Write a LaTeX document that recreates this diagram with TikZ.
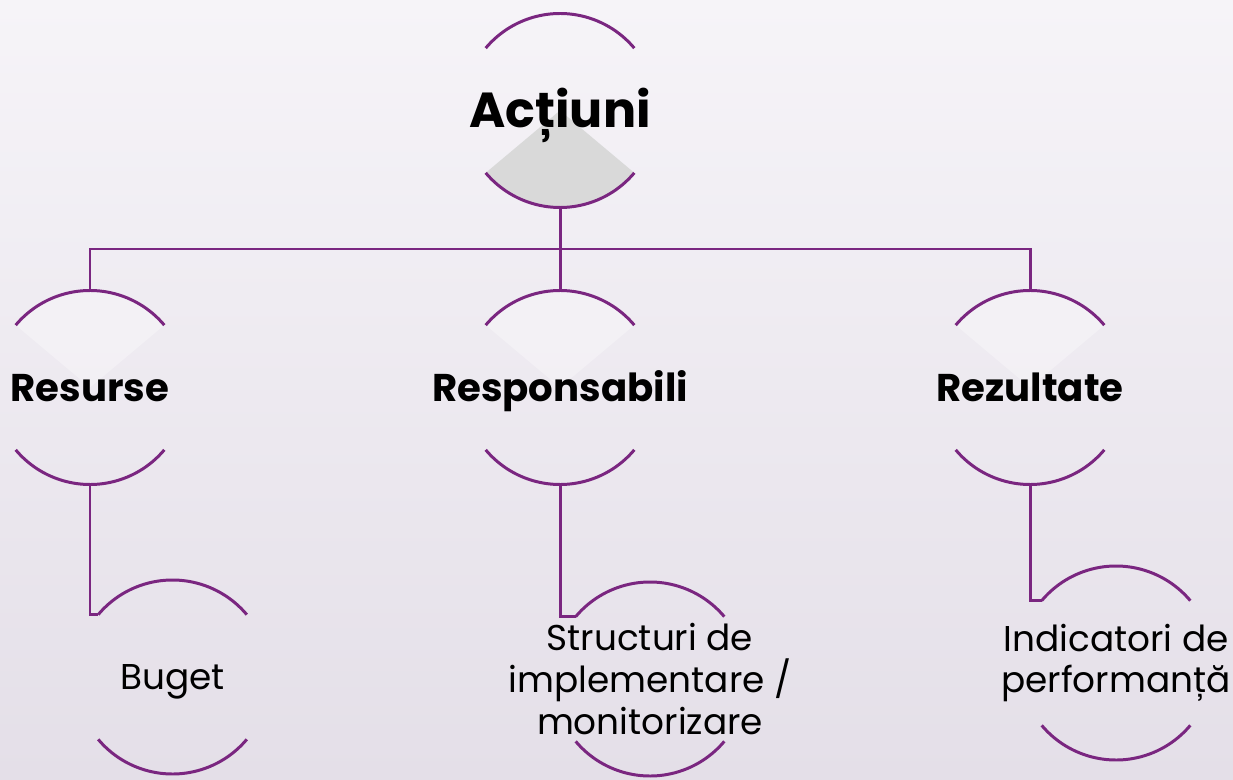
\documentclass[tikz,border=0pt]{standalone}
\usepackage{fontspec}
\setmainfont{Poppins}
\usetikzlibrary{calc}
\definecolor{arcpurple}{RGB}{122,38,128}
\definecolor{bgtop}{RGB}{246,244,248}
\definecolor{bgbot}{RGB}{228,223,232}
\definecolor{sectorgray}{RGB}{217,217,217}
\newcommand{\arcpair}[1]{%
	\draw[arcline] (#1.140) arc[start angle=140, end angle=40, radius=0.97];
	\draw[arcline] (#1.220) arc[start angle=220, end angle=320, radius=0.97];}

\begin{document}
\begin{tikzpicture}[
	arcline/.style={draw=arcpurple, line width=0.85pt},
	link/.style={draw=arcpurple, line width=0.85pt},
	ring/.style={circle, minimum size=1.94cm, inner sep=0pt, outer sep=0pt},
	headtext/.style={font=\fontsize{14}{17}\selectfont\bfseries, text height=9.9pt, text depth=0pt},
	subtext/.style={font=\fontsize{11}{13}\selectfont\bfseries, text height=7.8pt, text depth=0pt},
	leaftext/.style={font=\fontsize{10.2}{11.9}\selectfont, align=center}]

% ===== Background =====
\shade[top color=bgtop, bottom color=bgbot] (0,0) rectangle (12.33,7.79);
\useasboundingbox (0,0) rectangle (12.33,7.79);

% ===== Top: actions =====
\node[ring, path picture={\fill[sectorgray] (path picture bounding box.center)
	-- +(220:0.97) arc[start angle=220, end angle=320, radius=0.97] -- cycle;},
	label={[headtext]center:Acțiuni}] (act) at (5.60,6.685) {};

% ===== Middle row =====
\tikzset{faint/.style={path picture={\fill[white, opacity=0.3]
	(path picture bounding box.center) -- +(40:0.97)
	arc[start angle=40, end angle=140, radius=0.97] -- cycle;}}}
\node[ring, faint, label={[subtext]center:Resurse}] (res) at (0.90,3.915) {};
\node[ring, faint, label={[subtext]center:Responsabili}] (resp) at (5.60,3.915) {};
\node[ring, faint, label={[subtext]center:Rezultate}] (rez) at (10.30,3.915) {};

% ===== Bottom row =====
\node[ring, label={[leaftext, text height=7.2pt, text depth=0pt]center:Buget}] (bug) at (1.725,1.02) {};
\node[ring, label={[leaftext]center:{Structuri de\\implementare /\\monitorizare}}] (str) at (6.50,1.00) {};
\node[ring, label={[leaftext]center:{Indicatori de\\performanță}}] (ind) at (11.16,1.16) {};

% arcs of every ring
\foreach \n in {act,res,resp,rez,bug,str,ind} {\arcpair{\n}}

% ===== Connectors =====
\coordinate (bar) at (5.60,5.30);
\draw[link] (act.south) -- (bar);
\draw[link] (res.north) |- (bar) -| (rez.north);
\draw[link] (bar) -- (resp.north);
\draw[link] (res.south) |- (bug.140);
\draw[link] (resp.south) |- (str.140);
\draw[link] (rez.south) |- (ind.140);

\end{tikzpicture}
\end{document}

==============================

▸ **INSTRUCTIONS TO FOLLOW**
Repeat the data exactly in full, omitting its pictures.

▸ **WRITTEN RESPONSE**
Write a LaTeX document that recreates this diagram with TikZ.
\documentclass[tikz,border=0pt]{standalone}
\usepackage{fontspec}
\setmainfont{Poppins}
\usetikzlibrary{calc}
\definecolor{arcpurple}{RGB}{122,38,128}
\definecolor{bgtop}{RGB}{246,244,248}
\definecolor{bgbot}{RGB}{228,223,232}
\definecolor{sectorgray}{RGB}{217,217,217}
\newcommand{\arcpair}[1]{%
	\draw[arcline] (#1.140) arc[start angle=140, end angle=40, radius=0.97];
	\draw[arcline] (#1.220) arc[start angle=220, end angle=320, radius=0.97];}

\begin{document}
\begin{tikzpicture}[
	arcline/.style={draw=arcpurple, line width=0.85pt},
	link/.style={draw=arcpurple, line width=0.85pt},
	ring/.style={circle, minimum size=1.94cm, inner sep=0pt, outer sep=0pt},
	headtext/.style={font=\fontsize{14}{17}\selectfont\bfseries, text height=9.9pt, text depth=0pt},
	subtext/.style={font=\fontsize{11}{13}\selectfont\bfseries, text height=7.8pt, text depth=0pt},
	leaftext/.style={font=\fontsize{10.2}{11.9}\selectfont, align=center}]

% ===== Background =====
\shade[top color=bgtop, bottom color=bgbot] (0,0) rectangle (12.33,7.79);
\useasboundingbox (0,0) rectangle (12.33,7.79);

% ===== Top: actions =====
\node[ring, path picture={\fill[sectorgray] (path picture bounding box.center)
	-- +(220:0.97) arc[start angle=220, end angle=320, radius=0.97] -- cycle;},
	label={[headtext]center:Acțiuni}] (act) at (5.60,6.685) {};

% ===== Middle row =====
\tikzset{faint/.style={path picture={\fill[white, opacity=0.3]
	(path picture bounding box.center) -- +(40:0.97)
	arc[start angle=40, end angle=140, radius=0.97] -- cycle;}}}
\node[ring, faint, label={[subtext]center:Resurse}] (res) at (0.90,3.915) {};
\node[ring, faint, label={[subtext]center:Responsabili}] (resp) at (5.60,3.915) {};
\node[ring, faint, label={[subtext]center:Rezultate}] (rez) at (10.30,3.915) {};

% ===== Bottom row =====
\node[ring, label={[leaftext, text height=7.2pt, text depth=0pt]center:Buget}] (bug) at (1.725,1.02) {};
\node[ring, label={[leaftext]center:{Structuri de\\implementare /\\monitorizare}}] (str) at (6.50,1.00) {};
\node[ring, label={[leaftext]center:{Indicatori de\\performanță}}] (ind) at (11.16,1.16) {};

% arcs of every ring
\foreach \n in {act,res,resp,rez,bug,str,ind} {\arcpair{\n}}

% ===== Connectors =====
\coordinate (bar) at (5.60,5.30);
\draw[link] (act.south) -- (bar);
\draw[link] (res.north) |- (bar) -| (rez.north);
\draw[link] (bar) -- (resp.north);
\draw[link] (res.south) |- (bug.140);
\draw[link] (resp.south) |- (str.140);
\draw[link] (rez.south) |- (ind.140);

\end{tikzpicture}
\end{document}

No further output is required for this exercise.